[DJ Hicks is a recent graduate of Houston Baptist University and the Athletic Lab Coaches Mentorship at Athletic Lab. DJ is currently an assistant coach at Valparaiso University]
“Plans are nothing; planning is everything.” -Dwight D. Eisenhower
Race strategies exist for the purpose of maximizing an individual athlete’s specific qualities in order to enhance his or her potential for success in any given race. Those who excel in “turnover” are oftentimes instructed to take a commanding lead early on in order to establish position, whereas those who possess other endurance-based qualities may prefer to begin a race in a much more conservative manner and come on strong towards the end. Regardless of method, the goal is always to cover the set distance in the fastest and most efficient way possible, and the best way to reach this goal is determined by each athlete’s individual strengths.

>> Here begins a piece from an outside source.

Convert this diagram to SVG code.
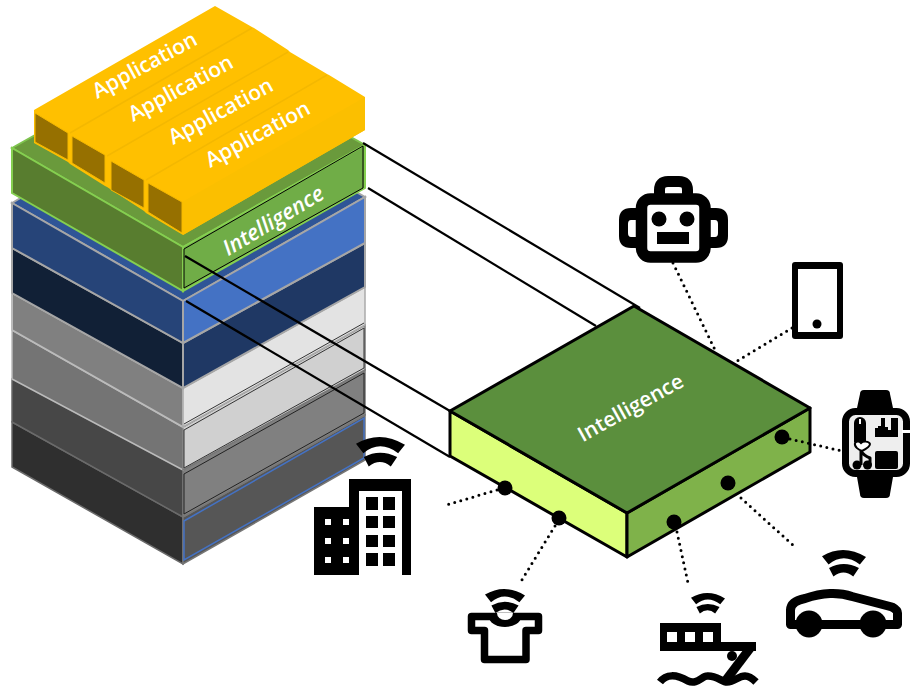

The problem is that race strategies rarely go according to plan. Races can get taken out either too slow or too fast, staggers are broken quickly in the 200 and 400m, runners get boxed in, and factors such as wind and weather affect performance. These issues occur frequently and can lead to a runner feeling uncomfortable. Once a runner is uncomfortable or unsure about the way a race is going, two choices present themselves: stick to the plan or adapt.
In most cases, sticking to a well-thought-out plan is a good idea. Who cares if an inside runner breaks the stagger quickly or if the race is taken out too fast? Trust your training and run your race. However, when issues like boxes and unfavorable wind occur, the ability to adapt is crucial.
Because athletes rarely get their ideal conditions on race day, having the ability to adapt outside of one’s comfort zone is key. Repeatedly practicing a single strategy may provide athletes with a feeling of familiarity or comfort, but experimenting with different race strategies is the best way to improve adaptability. Additionally, embracing opportunities to practice in unfavorable weather conditions can prove helpful in the long run. On race day, not every starter will turn the 100/110mh the opposite direction because of the nasty 20mph head wind and not every race will allow you to run the way you trained.
It’s not about having an exact remedy for any issue that might arise on race day, but about possessing the ability to successfully manage whatever obstacle presents itself. By preparing for unfavorable conditions, athletes will know the best method for maximizing their performance on race day.